Below is an excerpt from that show.
“I was so frustrated with my job and was bringing it home to my family. I was always in a bad mood and cranky. One day, I confided in my wife and told her I thought I would quit my job, and she asked me why. I told her that no matter what I did, my boss didn’t think my work was good enough. He is always questioning why I’m doing what I’m doing and making me consider other ways. My wife says, “well, are you doing what he said and considering other ways?” I told her I have, and yes, some other ways work better. Then she says, “well then, it sounds like he’s helping you get better.” Once I took a step back and analyzed what my boss was doing, it helped me change my perspective. He made me question everything I was doing to help develop new skills. I was looking for his answers, not his help. I immediately realized that if I expected him to give me the answers, I would call that micromanagement. I do want development. I didn’t realize that he was challenging me for growth.”
This story immediately made me think of some great advice I had from one of the best bosses that I’ve had. He said, “Clegg, ask questions instead of providing answers.” He believed that a leader’s job was to challenge their teams to think for themselves critically. We can help them find the answers but helping them develop a process for thinking is most important. When working with someone who challenges you, throw away your pride. Take a step back and ask yourself, are there other ways to get my job done?
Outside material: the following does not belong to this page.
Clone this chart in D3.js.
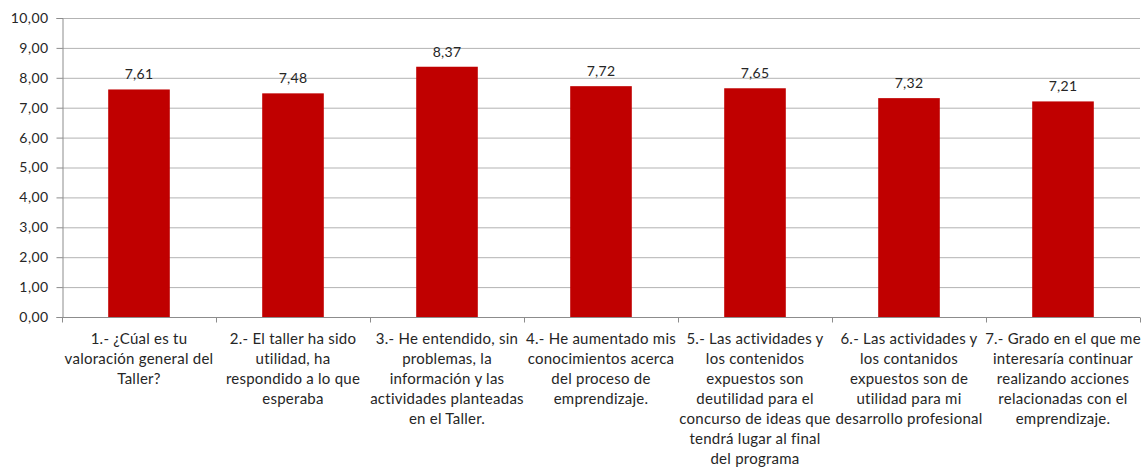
<!DOCTYPE html>
<html>
<head>
<meta charset="utf-8">
<script src="https://cdn.jsdelivr.net/npm/d3@7"></script>
<style>
  body { margin: 0; background: #fff; }
  text { font-family: Lato, "Open Sans", sans-serif; fill: #262626; }
</style>
</head>
<body>
<div id="chart"></div>
<script>
// categories, one array of lines per category (line breaks as in the original)
const categories = ["q1", "q2", "q3", "q4", "q5", "q6", "q7"];
const categoryLines = [
  ["1.- ¿Cúal es tu", "valoración general del", "Taller?"],
  ["2.- El taller ha sido", "utilidad, ha", "respondido a lo que", "esperaba"],
  ["3.- He entendido, sin", "problemas, la", "información y las", "actividades planteadas", "en el Taller."],
  ["4.- He aumentado mis", "conocimientos acerca", "del proceso de", "emprendizaje."],
  ["5.- Las actividades y", "los contenidos", "expuestos son", "deutilidad para el", "concurso de ideas que", "tendrá lugar al final", "del programa"],
  ["6.- Las actividades y", "los contanidos", "expuestos son de", "utilidad para mi", "desarrollo profesional"],
  ["7.- Grado en el que me", "interesaría continuar", "realizando acciones", "relacionadas con el", "emprendizaje."]
];
const values = [7.61, 7.48, 8.37, 7.72, 7.65, 7.32, 7.21];
const yTicks = [0, 1, 2, 3, 4, 5, 6, 7, 8, 9, 10];

const w = 1141, h = 467;
const margin = { top: 18, right: 1, bottom: 150, left: 62 };
const innerWidth = w - margin.left - margin.right;
const innerHeight = h - margin.top - margin.bottom;

const fmt = v => d3.format(".2f")(v).replace(".", ",");

const svg = d3.select("#chart").append("svg")
  .attr("width", w)
  .attr("height", h);

const g = svg.append("g")
  .attr("transform", `translate(${margin.left},${margin.top})`);

const xScale = d3.scaleBand()
  .domain(categories)
  .range([0, innerWidth])
  .paddingInner(0.6)
  .paddingOuter(0.3);

const yScale = d3.scaleLinear()
  .domain([0, 10])
  .range([innerHeight, 0]);

// gridlines
g.append("g")
  .selectAll("line")
  .data(yTicks.slice(1))
  .enter()
  .append("line")
  .attr("x1", 0)
  .attr("x2", innerWidth)
  .attr("y1", d => yScale(d) + 0.5)
  .attr("y2", d => yScale(d) + 0.5)
  .attr("stroke", "#b3b3b3")
  .attr("stroke-width", 1);

// y axis
const yAxisG = g.append("g")
  .call(d3.axisLeft(yScale).tickValues(yTicks).tickFormat(fmt).tickSize(6).tickPadding(8))
  .attr("transform", "translate(0.5,0)");
yAxisG.selectAll("path, line").attr("stroke", "#8c8c8c");
yAxisG.selectAll("text")
  .style("font-size", "14px")
  .style("letter-spacing", "0.4px")
  .attr("fill", "#262626");

// x axis: ticks at category boundaries
const boundaries = d3.range(categories.length + 1).map(i => i * innerWidth / categories.length);
const xAxisG = g.append("g")
  .attr("transform", `translate(0,${innerHeight + 0.5})`);
xAxisG.append("line")
  .attr("x1", 0).attr("x2", innerWidth)
  .attr("stroke", "#8c8c8c");
xAxisG.selectAll(".tick")
  .data(boundaries)
  .enter()
  .append("line")
  .attr("x1", d => Math.round(d) + 0.5)
  .attr("x2", d => Math.round(d) + 0.5)
  .attr("y1", 0)
  .attr("y2", 5)
  .attr("stroke", "#8c8c8c");

// bars
g.selectAll("rect.bar")
  .data(values)
  .enter()
  .append("rect")
  .attr("class", "bar")
  .attr("x", (d, i) => xScale(categories[i]))
  .attr("y", d => yScale(d))
  .attr("width", xScale.bandwidth())
  .attr("height", d => innerHeight - yScale(d))
  .attr("fill", "#c00000");

// value labels
g.selectAll("text.val")
  .data(values)
  .enter()
  .append("text")
  .attr("class", "val")
  .attr("x", (d, i) => xScale(categories[i]) + xScale.bandwidth() / 2)
  .attr("y", d => yScale(d) - 10)
  .attr("text-anchor", "middle")
  .style("font-size", "14px")
  .style("letter-spacing", "0.3px")
  .text(fmt);

// category labels
const catG = g.selectAll("text.cat")
  .data(categoryLines)
  .enter()
  .append("text")
  .attr("class", "cat")
  .attr("text-anchor", "middle")
  .attr("transform", (d, i) => `translate(${xScale(categories[i]) + xScale.bandwidth() / 2},${innerHeight + 27})`)
  .style("font-size", "15px")
  .style("letter-spacing", "0.25px");
catG.selectAll("tspan")
  .data(d => d)
  .enter()
  .append("tspan")
  .attr("x", 0)
  .attr("y", (d, i) => i * 20)
  .text(d => d);
</script>
</body>
</html>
Is someone helping show me the path to do that?
John Hagel III wrote an article in Harvard Business Review and said, “The leaders I talk to tend to be nervous about this (challenging their teams with questions) approach: Won’t it look like they don’t know what they’re doing? On the contrary, research has shown that expressing vulnerability and asking for help is a strong signal to others that you are trusting and are more likely to be trusted in return. If you can learn to ask questions well, it can help you connect with others. Thinking together can lead you to solve intractable problems and spark innovative thinking.”
Good leaders ask good questions. Many leaders assume that others expect them to have all the answers. They feel the need to make bold assertions that provide them confidence in their competence. Asking questions and soliciting other people’s feedback or opinions helps develop trust, the keystone of being a great leader.
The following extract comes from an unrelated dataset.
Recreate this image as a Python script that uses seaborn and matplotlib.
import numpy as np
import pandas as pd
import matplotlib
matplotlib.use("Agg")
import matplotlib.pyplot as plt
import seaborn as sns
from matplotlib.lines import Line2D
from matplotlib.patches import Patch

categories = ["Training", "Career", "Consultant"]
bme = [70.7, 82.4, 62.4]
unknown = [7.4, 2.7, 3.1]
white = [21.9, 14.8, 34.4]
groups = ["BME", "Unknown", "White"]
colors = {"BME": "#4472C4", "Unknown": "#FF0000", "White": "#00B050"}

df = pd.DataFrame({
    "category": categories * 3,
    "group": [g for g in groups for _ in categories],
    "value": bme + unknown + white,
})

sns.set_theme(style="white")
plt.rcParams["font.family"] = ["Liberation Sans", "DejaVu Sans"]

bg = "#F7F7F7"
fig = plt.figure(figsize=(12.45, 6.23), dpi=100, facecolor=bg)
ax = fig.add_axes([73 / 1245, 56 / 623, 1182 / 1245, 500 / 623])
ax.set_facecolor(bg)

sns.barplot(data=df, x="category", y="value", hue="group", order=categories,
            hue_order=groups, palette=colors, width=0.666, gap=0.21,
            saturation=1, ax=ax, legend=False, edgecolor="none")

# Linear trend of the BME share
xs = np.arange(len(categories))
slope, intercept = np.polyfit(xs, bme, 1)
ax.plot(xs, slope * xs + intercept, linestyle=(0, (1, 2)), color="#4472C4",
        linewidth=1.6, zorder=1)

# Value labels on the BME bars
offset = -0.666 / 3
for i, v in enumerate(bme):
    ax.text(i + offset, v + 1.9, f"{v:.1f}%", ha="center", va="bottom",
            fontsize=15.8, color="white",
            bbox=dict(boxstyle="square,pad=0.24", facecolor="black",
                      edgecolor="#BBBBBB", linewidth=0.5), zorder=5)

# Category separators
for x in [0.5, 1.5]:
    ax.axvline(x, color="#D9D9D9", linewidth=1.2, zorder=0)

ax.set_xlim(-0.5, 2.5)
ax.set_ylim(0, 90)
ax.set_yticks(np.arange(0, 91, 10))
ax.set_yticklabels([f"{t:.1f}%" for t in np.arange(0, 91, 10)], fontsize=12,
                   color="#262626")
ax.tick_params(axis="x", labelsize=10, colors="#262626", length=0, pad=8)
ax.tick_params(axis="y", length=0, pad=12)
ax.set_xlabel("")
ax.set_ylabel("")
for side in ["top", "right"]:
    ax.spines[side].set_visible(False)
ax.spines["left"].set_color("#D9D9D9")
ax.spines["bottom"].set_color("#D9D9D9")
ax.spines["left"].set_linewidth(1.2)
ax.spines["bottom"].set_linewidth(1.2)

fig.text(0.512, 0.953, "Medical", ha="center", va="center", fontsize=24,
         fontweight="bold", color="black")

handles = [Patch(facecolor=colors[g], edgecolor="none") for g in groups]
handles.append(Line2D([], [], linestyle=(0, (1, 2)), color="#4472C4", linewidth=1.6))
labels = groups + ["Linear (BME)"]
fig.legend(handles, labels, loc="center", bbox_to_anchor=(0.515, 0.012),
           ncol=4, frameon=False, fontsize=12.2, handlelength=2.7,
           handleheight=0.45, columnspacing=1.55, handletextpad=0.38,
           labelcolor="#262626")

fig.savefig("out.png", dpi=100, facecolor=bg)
The research is overwhelming that when a leader shows vulnerability and asks for help, it creates a strong feeling that you are trusting which earns you their trust in return. Asking for help or saying “I don’t know” is a sign of strength. Not weakness. The paradigm is usually flipped for most leaders. I was talking with a client telling me he was afraid to be vulnerable or say “I don’t know” because he didn’t want his boss to know about his lack of knowledge. That is precisely the wrong thought process. Most leaders don’t want someone that “knows it all” or has a “fixed mindset.” Great leaders want someone with a growth mindset who is not afraid to say, “I don’t know.” When in doubt, use statements like “tell me more” and “help me understand.”
After the podcast host got great advice from his wife, he said he started focusing on improving himself. He was asking questions of his leader to leverage his time and experience, which is a great way to gain a growth mindset. Six months after the podcast host began working in this manner, his boss announced his retirement. He said, “I went from quitting to crying in six months.”
Be vulnerable. It develops trust. It is NOT a sign of weakness but a sign of strength and a growth mindset.